A new study by the University of Bath and Brunel University has concluded that it makes little difference what clothing a cyclist may wear to boost their visibility, between one and two per cent of motorists will still pass dangerously close.
Over a lengthy period, Dr Ian Gerrard from Brunel University used an ultrasonic distance recorder to measure the distance at which 5,690 vehicles passed during daylight hours. On each trip Gerrard, a regular cyclist, would choose at random a different set of attire, from 'professional' looking cycling gear, plain clothes, hi-vis gear and even a vest telling the driver of a camera mounted to the cyclist. It was expected that drivers would give a visibly more experienced looking cyclist less room that one displaying signs of being a novice, though the results didn't reflect this.
The results instead found that only the vest that warned of video recording equipment made any difference to the amount of space given, though this was just a small increase. Recordings of dangerous overtakes, i.e. those under 50cm in distance, showed no difference between outfits, with each showing around 1-2% of overtakes to be extremely close.
A similar study conducted by the Transport Research Laboratory in 1979 found that the average pass distance then was 179 cm. In this study the average was just 118cm. In the years since that first study cars have typically got wider and traffic levels increased.
Dr Ian Walker commented on the study saying: "“Many people have theories to say that cyclists can make themselves safer if they wear this or that.

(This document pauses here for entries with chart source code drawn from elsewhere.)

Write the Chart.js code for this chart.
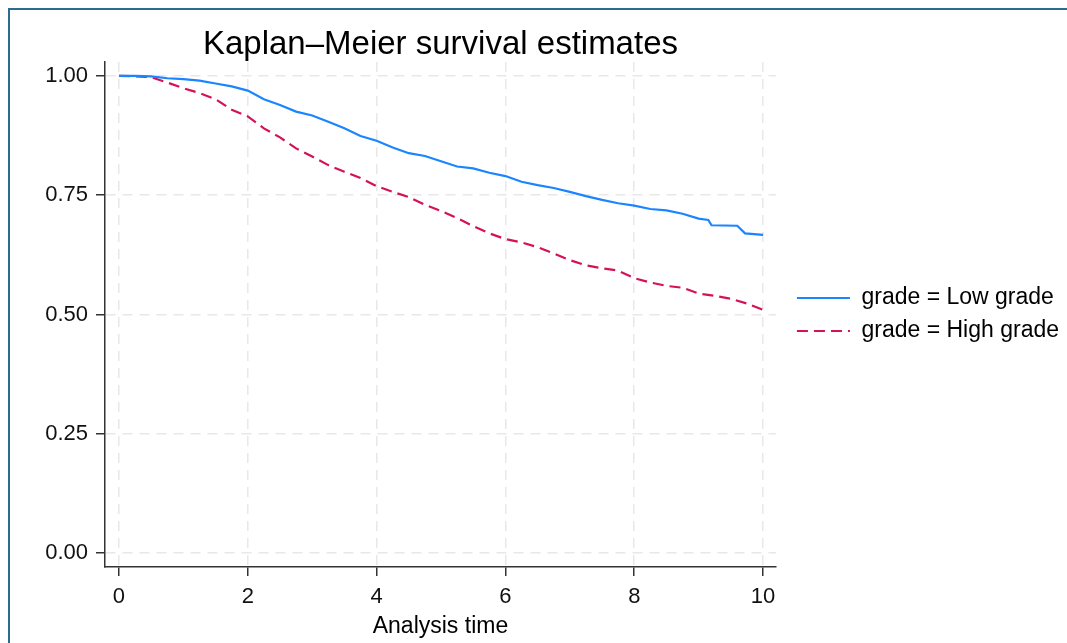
<!DOCTYPE html>
<html>
<head>
<meta charset="utf-8">
<title>Kaplan–Meier survival estimates</title>
<script src="https://cdn.jsdelivr.net/npm/chart.js@4/dist/chart.umd.min.js"></script>
<style>
  html, body { margin: 0; padding: 0; background: #fff; overflow: hidden; }
  #wrap { position: relative; width: 1067px; height: 643px; }
  #frame {
    position: absolute; left: 8px; top: 8px; width: 1100px; height: 700px;
    border-top: 2px solid #2b6d8f; border-left: 2px solid #2b6d8f;
    pointer-events: none;
  }
</style>
</head>
<body>
<div id="wrap">
  <canvas id="km" width="1067" height="643"></canvas>
  <div id="frame"></div>
</div>
<script>
// values
const timeLow = [0, 0.25, 0.5, 0.75, 1, 1.25, 1.5, 1.75, 2, 2.25, 2.5, 2.75, 3, 3.25, 3.5, 3.75,
  4, 4.25, 4.5, 4.75, 5, 5.25, 5.5, 5.75, 6, 6.25, 6.5, 6.75, 7, 7.25, 7.5, 7.75,
  8, 8.25, 8.5, 8.75, 9, 9.15, 9.2, 9.6, 9.72, 10];
const survLow = [1.000, 1.000, 0.999, 0.995, 0.993, 0.990, 0.984, 0.978, 0.969, 0.951, 0.939, 0.925, 0.917, 0.904, 0.890, 0.874,
  0.864, 0.850, 0.838, 0.832, 0.821, 0.810, 0.806, 0.797, 0.790, 0.778, 0.771, 0.765, 0.757, 0.748, 0.740, 0.733,
  0.728, 0.721, 0.718, 0.711, 0.701, 0.698, 0.687, 0.686, 0.670, 0.667];

const timeHigh = [0, 0.25, 0.5, 0.75, 1, 1.25, 1.5, 1.75, 2, 2.25, 2.5, 2.75, 3, 3.25, 3.5, 3.75,
  4, 4.25, 4.5, 4.75, 5, 5.25, 5.5, 5.75, 6, 6.25, 6.5, 6.75, 7, 7.25, 7.5, 7.75,
  8, 8.25, 8.5, 8.75, 9, 9.25, 9.5, 9.75, 10];
const survHigh = [1.000, 0.999, 0.997, 0.986, 0.974, 0.964, 0.951, 0.929, 0.915, 0.890, 0.871, 0.848, 0.831, 0.813, 0.799, 0.786,
  0.769, 0.757, 0.746, 0.730, 0.717, 0.702, 0.685, 0.670, 0.658, 0.651, 0.641, 0.628, 0.614, 0.603, 0.597, 0.592,
  0.576, 0.567, 0.560, 0.556, 0.544, 0.539, 0.533, 0.523, 0.510];

const groupLabels = ["grade = Low grade", "grade = High grade"];
const xTicks = [0, 2, 4, 6, 8, 10];
const yTicks = [0, 0.25, 0.5, 0.75, 1];

function toPoints(ts, ss) {
  return ts.map((t, i) => ({ x: t, y: ss[i] }));
}

Chart.defaults.font.family = '"Liberation Sans", Arial, sans-serif';
Chart.defaults.color = "#111";

const axisColor = "#333";
const gridColor = "#e8e8e8";

new Chart(document.getElementById("km"), {
  type: "line",
  data: {
    datasets: [
      { label: groupLabels[0], data: toPoints(timeLow, survLow), borderColor: "#1a85ff",
        borderWidth: 2.2, pointRadius: 0, fill: false, tension: 0 },
      { label: groupLabels[1], data: toPoints(timeHigh, survHigh), borderColor: "#d41159",
        borderWidth: 2.2, borderDash: [11, 6], pointRadius: 0, fill: false, tension: 0 }
    ]
  },
  options: {
    responsive: false,
    animation: false,
    layout: { padding: { left: 0, top: 0, right: -2, bottom: 0 } },
    plugins: {
      title: {
        display: true, text: "Kaplan–Meier survival estimates", color: "#000",
        fullSize: false, font: { size: 33, weight: "normal" },
        padding: { top: 25.5, bottom: -3.1 }
      },
      legend: {
        position: "right",
        fullSize: false,
        maxWidth: 400,
        labels: {
          usePointStyle: true, pointStyle: "line", pointStyleWidth: 53,
          font: { size: 23 }, color: "#000", padding: 10,
          generateLabels: chart => Chart.defaults.plugins.legend.labels.generateLabels(chart)
            .map((item, i) => Object.assign(item, {
              lineDash: chart.data.datasets[i].borderDash || [],
              lineWidth: 2,
              strokeStyle: chart.data.datasets[i].borderColor
            }))
        }
      },
      tooltip: { enabled: false }
    },
    scales: {
      x: {
        type: "linear", min: -0.217, max: 10.2,
        afterBuildTicks: s => { s.ticks = xTicks.map(v => ({ value: v })); },
        afterFit: s => { s.height = 76; },
        ticks: { font: { size: 22 }, padding: 8, color: "#111" },
        grid: { color: gridColor, lineWidth: 1.5, tickLength: 9, tickColor: axisColor,
                tickWidth: 1.5, tickBorderDash: [] },
        border: { color: axisColor, width: 1.5, dash: [10, 7] },
        title: { display: true, text: "Analysis time", font: { size: 23 }, color: "#000",
                 padding: { top: 0, bottom: 3 } }
      },
      y: {
        type: "linear", min: -0.029, max: 1.029,
        afterBuildTicks: s => { s.ticks = yTicks.map(v => ({ value: v })); },
        afterFit: s => { s.width = 105; },
        ticks: { font: { size: 22 }, padding: 8, color: "#111",
                 callback: v => Number(v).toFixed(2) },
        grid: { color: gridColor, lineWidth: 1.5, tickLength: 9, tickColor: axisColor,
                tickWidth: 1.5, tickBorderDash: [] },
        border: { color: axisColor, width: 1.5, dash: [10, 7] }
      },
      gap: {
        type: "linear", position: "right", display: true,
        ticks: { display: false }, grid: { display: false }, border: { display: false },
        afterFit: s => { s.width = 11; }
      }
    }
  }
});
</script>
</body>
</html>
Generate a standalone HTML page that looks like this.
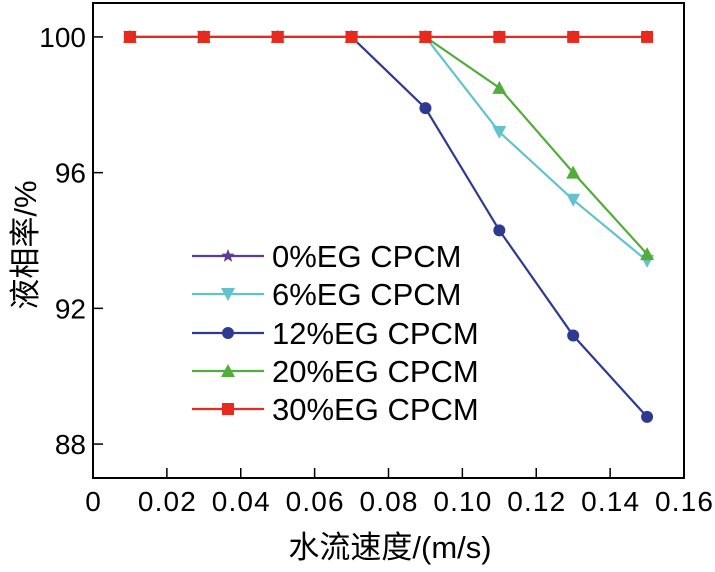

Our study suggests that, no matter what you wear, it will do nothing to prevent a small minority of people from getting dangerously close when they overtake you.
“This means the solution to stopping cyclists being hurt by overtaking vehicles has to lie outside the cyclist. We can’t make cycling safer by telling cyclists what they should wear. Rather, we should be creating safer spaces for cycling – perhaps by building high-quality separate cycle paths, by encouraging gentler roads with less stop-start traffic, or by making drivers more aware of how it feels to cycle on our roads and the consequences of impatient overtaking.”
In 2007 Walker used similar recording equipment to show that men and women are treated differently by the passing motorist, a fact since confirmed by researchers in the USA and Taiwan. Walkers analysis also showed that longer vehicles such as coaches and HGVs pass closer on average.
The study did not look at whether or not high-vis garments make cyclists more visible at junctions at night.
A full paper is soon to be published in the journal Accident Analysis and Prevention.